Through all the sound and the tears I saw her eyes for what seemed like the first time. I look into those eyes every day. I want the connection. I want her to know that I am paying attention. I want her to see that I hear her. And I want her to look into mine for all the same reasons. But tonight, as I knelt in front of her trying to translate the thunder of my 5 year old daughter into my own language, her words disappeared and all I saw was her eyes. They looked wet and confused and tired and exactly like mine.
And I was reminded just how much she is me.

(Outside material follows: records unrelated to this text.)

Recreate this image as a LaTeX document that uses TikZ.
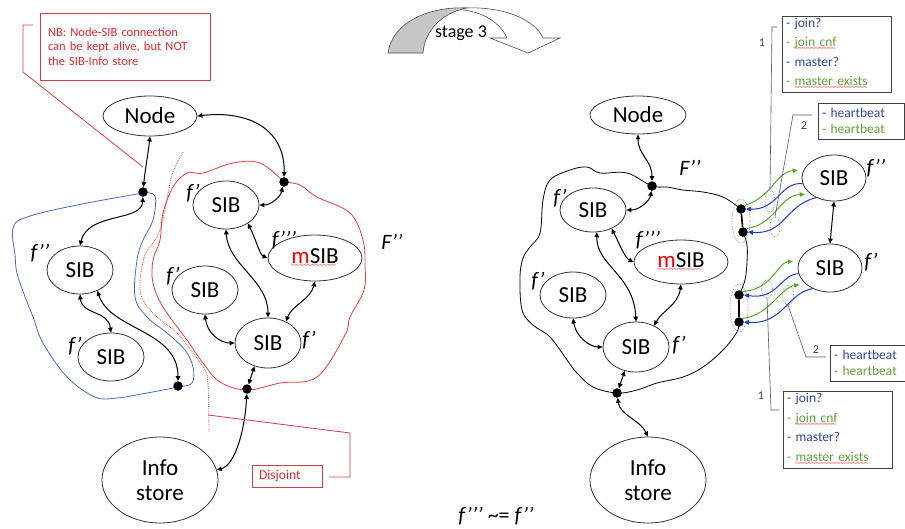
\documentclass[tikz,border=0pt]{standalone}
\usepackage{fontspec}
\setmainfont{Carlito}
\newfontfamily\wavefont{DejaVu Sans}
\usetikzlibrary{arrows.meta,shapes.geometric}
\definecolor{noteline}{RGB}{215,60,70}
\definecolor{notetext}{RGB}{225,40,45}
\definecolor{msgblue}{RGB}{45,70,160}
\definecolor{msggreen}{RGB}{95,160,55}
\definecolor{linkblue}{RGB}{30,60,210}
\definecolor{linkgreen}{RGB}{80,170,40}
\definecolor{hullblue}{RGB}{70,105,200}
\definecolor{hullred}{RGB}{230,60,60}
\newcommand\redwave[1]{\setbox0\hbox{#1}\rlap{\raisebox{-4pt}{\color{red}\wavefont\fontsize{6.5}{6.5}\selectfont
  \leaders\hbox{\kern-0.7pt\char"223C\kern-0.7pt}\hskip\wd0}}#1}
\begin{document}
\begin{tikzpicture}[x=1pt,y=-1pt,
  blob/.style={ellipse, draw=black!80, line width=0.8pt, inner sep=0pt, align=center, font=\fontsize{23}{25}\selectfont},
  junction/.style={circle, fill=black, inner sep=0pt, minimum size=9.5pt},
  link/.style={line width=1pt, {Triangle[length=5pt,width=4.5pt]}-{Triangle[length=5pt,width=4.5pt]}},
  flabel/.style={font=\fontsize{22}{24}\selectfont\itshape},
  note/.style={draw=noteline, line width=0.8pt, text=notetext, align=left, font=\fontsize{12.5}{14.5}\selectfont},
  msgbox/.style={draw=black!75, line width=0.8pt, align=left, inner sep=0pt, font=\fontsize{13.5}{19.5}\selectfont},
  leader/.style={draw=black!65, line width=0.6pt},
  ring/.style={ellipse, draw=black!55, densely dotted, line width=0.6pt, inner sep=0pt},
  tomsg/.style={line width=1pt, -{Triangle[length=5pt,width=4.5pt]}}]
\useasboundingbox (0,0) rectangle (905,528);

% stage arrow
\filldraw[fill=gray!45, draw=black!70, line width=0.6pt] (388,53) .. controls (392,22) and (430,6) .. (467,8)
  .. controls (445,12) and (425,28) .. (423,53) -- cycle;
\draw[black!70, line width=0.6pt] (463,8) .. controls (505,6) and (535,20) .. (543,38) -- (560,38) -- (528,53)
  -- (490,38) -- (507,38) .. controls (500,22) and (482,12) .. (463,10);
\node (stage) at (461,33) {\fontsize{18}{20}\selectfont stage 3};

%%% left picture
% hulls
\draw[hullblue, line width=0.8pt] plot[smooth, tension=0.6] coordinates {(143,193) (155,196) (153,220) (143,240)
  (137,260) (135,297) (147,317) (167,333) (185,350) (193,367) (192,383) (178,387) (147,393) (117,398) (95,397)
  (67,377) (43,343) (33,317) (18,277) (15,255) (13,228) (27,217) (77,205) (143,193)};
\draw[hullred, line width=0.8pt] plot[smooth, tension=0.6] coordinates {(284,182) (300,185) (317,197) (350,213)
  (363,240) (365,265) (364,290) (350,317) (345,335) (317,377) (280,383) (247,390) (220,382) (203,363) (187,340)
  (163,307) (153,283) (153,260) (160,240) (163,213) (173,187) (187,173) (203,173) (233,163) (260,163) (284,182)};
\draw[hullred, densely dotted, line width=0.8pt] plot[smooth, tension=0.6] coordinates {(183,152) (172,175)
  (165,210) (158,235) (145,255) (140,283) (143,300) (157,317) (177,333) (193,353) (205,370) (208,385) (209,433)};

\node[blob, minimum width=94pt, minimum height=40pt] (nodeL) at (150,116) {Node};
\node[blob, minimum width=66pt, minimum height=48pt] (sibA) at (226,205) {SIB};
\node[blob, minimum width=94pt, minimum height=46pt] (msibL) at (315,258) {\redwave{{\color{red}m}SIB}};
\node[blob, minimum width=66pt, minimum height=48pt] (sibB) at (80,270) {SIB};
\node[blob, minimum width=66pt, minimum height=48pt] (sibC) at (111,357) {SIB};
\node[blob, minimum width=66pt, minimum height=48pt] (sibD) at (205,290) {SIB};
\node[blob, minimum width=66pt, minimum height=50pt] (sibE) at (268,343) {SIB};
\node[blob, minimum width=116pt, minimum height=86pt] (infoL) at (160,480) {Info\\store};
\node[junction] (dotA) at (143,192) {};
\node[junction] (dotB) at (284,182) {};
\node[junction] (dotC) at (178,386) {};
\node[junction] (dotD) at (247,389) {};

% links
\draw[link] (nodeL.south) .. controls (148,155) and (145,170) .. (dotA);
\draw[link] (nodeL.east) .. controls (250,110) and (285,130) .. (dotB);
\draw[link] (dotA) .. controls (142,222) and (88,212) .. (sibB.north);
\draw[link] (sibB.south) .. controls (82,315) and (108,310) .. (sibC.north);
\draw[link] (sibB.-50) .. controls (110,330) and (178,330) .. (dotC);
\draw[link] (dotB) .. controls (280,198) and (270,205) .. (sibA.east);
\draw[link] (sibA.south) .. controls (228,265) and (268,280) .. (sibE.north);
\draw[link] (sibA.-40) .. controls (256,240) and (260,255) .. (msibL.west);
\draw[link] (msibL.south) .. controls (310,300) and (292,305) .. (sibE.50);
\draw[link] (sibD.south) .. controls (207,333) and (220,343) .. (sibE.west);
\draw[link] (sibE.-120) -- (dotD);
\draw[link] (dotD) .. controls (245,430) and (235,465) .. (infoL.10);

% labels
\node[flabel] (lblB) at (40,253) {f’’};
\node[flabel] (lblC) at (75,346) {f’};
\node[flabel] (lblA) at (193,193) {f’};
\node[flabel] (lblD) at (173,276) {f’};
\node[flabel] (lblE) at (309,340) {f’};
\node[flabel] (lblM) at (284,240) {f’’’};
\node[flabel] (lblF) at (392,242) {F’’};

% notes
\node[note, minimum width=170pt, minimum height=67pt, text width=154pt] (nbNote) at (125,46.5)
  {NB: Node-SIB connection\\can be kept alive, but NOT\\the SIB-Info store};
\coordinate (nbHook) at (33,25);
\coordinate (nbTip) at (143,167);
\draw[noteline, line width=0.8pt] (nbHook) -- (23,25) -- (23,72) -- (nbTip);
\node[note, minimum width=70pt, minimum height=22pt, text width=56pt, font=\fontsize{13.5}{15}\selectfont] (disjoint) at (287,476) {Disjoint};
\coordinate (cutPoint) at (208,415);
\coordinate (cutHook) at (329,477);
\draw[noteline, line width=0.8pt] (cutPoint) -- (350,433) -- (350,477) -- (cutHook);

%%% right picture
\draw[line width=0.8pt] plot[smooth, tension=0.6] coordinates {(741,209) (723,197) (703,192) (683,190) (667,187)
  (652,186) (627,173) (600,173) (587,167) (570,170) (550,180) (543,200) (540,233) (530,247) (523,258) (520,277)
  (522,310) (533,325) (550,337) (567,360) (577,373) (593,387) (617,393) (637,390) (657,383) (683,377) (703,367)
  (723,350) (737,332) (739,322)};
\draw[line width=0.8pt] plot[smooth, tension=0.6] coordinates {(743,232) (747,245) (747,262) (745,280) (739,295)};

\node[blob, minimum width=96pt, minimum height=38pt] (nodeR) at (638,115) {Node};
\node[blob, minimum width=66pt, minimum height=44pt] (sibRA) at (593,210) {SIB};
\node[blob, minimum width=94pt, minimum height=44pt] (msibR) at (681,262) {\redwave{{\color{red}m}SIB}};
\node[blob, minimum width=66pt, minimum height=46pt] (sibRB) at (573,295) {SIB};
\node[blob, minimum width=66pt, minimum height=50pt] (sibRC) at (636,347) {SIB};
\node[blob, minimum width=116pt, minimum height=86pt] (infoR) at (648,480) {Info\\store};
\node[blob, minimum width=64pt, minimum height=46pt] (sibX) at (834,178) {SIB};
\node[blob, minimum width=64pt, minimum height=48pt] (sibY) at (830,268) {SIB};
\node[junction] (dotR) at (652,186) {};
\node[junction] (dotRB) at (617,393) {};
\node[junction] (dot1) at (741,209) {};
\node[junction] (dot2) at (743,232) {};
\node[junction] (dot3) at (739,295) {};
\node[junction] (dot4) at (739,322) {};
\draw[line width=1.6pt] (dot1) -- (dot2);
\draw[line width=1.6pt] (dot3) -- (dot4);

\draw[link] (nodeR.south) .. controls (638,155) and (652,160) .. (dotR);
\draw[link] (dotR) .. controls (650,200) and (640,210) .. (sibRA.east);
\draw[link] (sibRA.-80) .. controls (596,265) and (634,275) .. (sibRC.north);
\draw[link] (sibRA.-45) .. controls (620,245) and (625,258) .. (msibR.west);
\draw[link] (msibR.south) .. controls (678,305) and (663,310) .. (sibRC.50);
\draw[link] (sibRB.south) .. controls (576,337) and (590,347) .. (sibRC.west);
\draw[link] (sibRC.-115) -- (dotRB);
\draw[link] (dotRB) .. controls (620,415) and (640,420) .. (infoR.north);
\draw[link] (sibX.south) -- (sibY.north);

% messages
\draw[tomsg, linkgreen, shorten >=6pt] (dot1.north east) .. controls (772,197) and (776,172) .. (sibX.165);
\draw[tomsg, linkblue] (sibX.190) .. controls (780,182) and (778,210) .. (dot1.east);
\draw[tomsg, linkgreen, shorten >=6pt] (dot2.north east) .. controls (775,225) and (780,195) .. (sibX.215);
\draw[tomsg, linkblue] (sibX.228) .. controls (785,205) and (785,235) .. (dot2.east);
\draw[tomsg, linkgreen, shorten >=6pt] (dot3.north east) .. controls (772,290) and (778,262) .. (sibY.168);
\draw[tomsg, linkblue] (sibY.190) .. controls (780,275) and (778,300) .. (dot3.east);
\draw[tomsg, linkgreen, shorten >=6pt] (dot4.north east) .. controls (770,315) and (780,288) .. (sibY.212);
\draw[tomsg, linkblue] (sibY.230) .. controls (788,292) and (783,325) .. (dot4.east);

% rings
\node[ring, minimum width=18pt, minimum height=44pt] (pairTop) at (741,221) {};
\node[ring, minimum width=18pt, minimum height=48pt] (pairBot) at (739,308) {};
\node[ring, minimum width=10pt, minimum height=22pt] (ringA) at (770,201) {};
\node[ring, minimum width=10pt, minimum height=20pt] (ringB) at (775,227) {};
\node[ring, minimum width=11pt, minimum height=18pt] (ringC) at (767,289) {};
\node[ring, minimum width=11pt, minimum height=20pt] (ringD) at (788,295) {};

% callouts
\coordinate (hookA) at (777,27);
\coordinate (hookB) at (812,115);
\coordinate (hookC) at (779,410);
\coordinate (hookD) at (826,357);
\draw[leader] (ringA.north) -- (772,27) -- (hookA);
\draw[leader] (ringB.north) -- (793,115) -- (hookB);
\draw[leader] (ringC.south) -- (771,410) -- (hookC);
\draw[leader] (ringD.south) -- (806,357) -- (hookD);
\node[font=\fontsize{12}{12}\selectfont, text=black!75] (numA) at (762,43) {1};
\node[font=\fontsize{12}{12}\selectfont, text=black!75] (numB) at (804,126) {2};
\node[font=\fontsize{12}{12}\selectfont, text=black!75] (numC) at (761,396) {1};
\node[font=\fontsize{12}{12}\selectfont, text=black!75] (numD) at (816,350) {2};

\node[msgbox, minimum width=109pt, minimum height=76pt, text width=101pt] (boxA) at (836.5,54)
  {\color{msgblue}- join?\\\color{msggreen}- \redwave{join cnf}\\\color{msgblue}- master?\\\color{msggreen}- \redwave{master exists}};
\node[msgbox, minimum width=86pt, minimum height=36pt, text width=78pt, font=\fontsize{13.5}{16}\selectfont] (boxB) at (861,121)
  {\color{msgblue}- heartbeat\\\color{msggreen}- heartbeat};
\node[msgbox, minimum width=78pt, minimum height=36pt, text width=70pt, font=\fontsize{13.5}{16}\selectfont] (boxD) at (869,363)
  {\color{msgblue}- heartbeat\\\color{msggreen}- heartbeat};
\node[msgbox, minimum width=109pt, minimum height=77pt, text width=101pt] (boxC) at (837.5,429.5)
  {\color{msgblue}- join?\\\color{msggreen}- \redwave{join cnf}\\\color{msgblue}- master?\\\color{msggreen}- \redwave{master exists}};

\node[flabel] (lblRA) at (560,198) {f’};
\node[flabel] (lblRM) at (648,240) {f’’’};
\node[flabel] (lblRB) at (538,281) {f’};
\node[flabel] (lblRC) at (679,345) {f’};
\node[flabel] (lblRF) at (690,168) {F’’};
\node[flabel] (lblX) at (876,168) {f’’};
\node[flabel] (lblY) at (871,262) {f’};
\node[font=\fontsize{22}{24}\selectfont] (rule) at (496,516) {\textit{f’’’} \textasciitilde= \textit{f’’}};
\end{tikzpicture}
\end{document}
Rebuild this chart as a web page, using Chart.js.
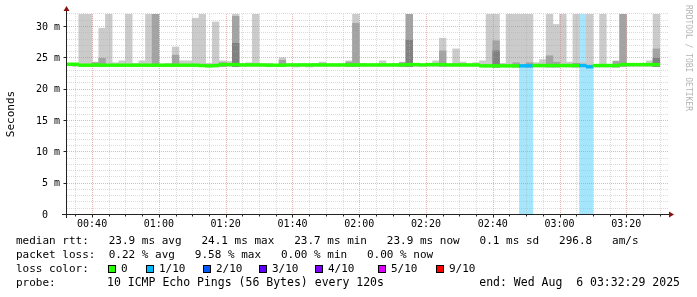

She looks just like her mom. I know her so well. These cheeks and that walk and those lips. This little girl looks and moves like that one must have when her young sandy hair was still straight. Often I watch her when she doesn’t know that I am and all I see is her mom. And just like I do with her mom, I get lost in her. Her hands and thoughts always seem to be moving. Her ideas are vivid and inevitable. Her power is undisguised but she doesn’t always remember that it’s there.
But those eyes are unmistakably me (tragically, too, considering what her mother’s eyes look like). They are deep brown and they can dance between focused and distant so quickly. They are quick to dissect and slow to sleep. Seeing yourself so precisely in your children’s features can be a bizarre feeling – a concrete reminder that this little person is you in much more than a metaphorical way.
I watch her create worlds and struggle with her own. I watch her will herself into solitude. And I watch her feel sad a lot.
I wish she didn’t get some of the parts of me that she seems to have gotten. I wish those eyes that look so much like mine weren’t such accurate windows to her soul, as the saying goes. I wish they just looked dark and heavy.
Kneeling there in front of her sadness and inability to know where it comes from, I found myself doing what I too often do. I was talking too much. I was thinking too much. I wanted to show her that she could just stop. Then I saw them, my eyes crying in front of me and I finally shut up. For a second I just held her and then I told her to look at me, to look into my eyes. I didn’t say it this time like I do when I am the dad that wants to be heard and respected. I said it like the dad that feels like that too sometimes. I told her to look at my eyes and how much they look like hers. I told her that I am just like her. I told her I understand.
For the first time in her life, I really think I did understand. I have never wanted to feel like I do sometimes. I am nearly forty years old and most of the time I have no idea how to get myself back out of that place. Yet, I expect her to. I expect my 5 year old daughter to do something that I can’t.
I hugged her for a long time and told her again that I understand. I almost told her that I was sorry that I gave that part of me to her, that I was sorry that I gave her my eyes, but I didn’t because she wouldn’t know what to do with that. Instead I told her that I wished that I could take it away from her and she said “but then you would have it, daddy”. I told her that I do and that is why I understand. We decided that it was okay to have our eyes and that together we could get through anything. We decided it was nice to share something so hard with someone we love so much.
The tears didn’t stop for the night, but they stopped for a while. Maybe our tears aren’t supposed to stop. Maybe they are something we are supposed to share. I certainly don’t know the answers to all of it, but tonight, when I looked in my daughter’s eyes, everything became much clearer.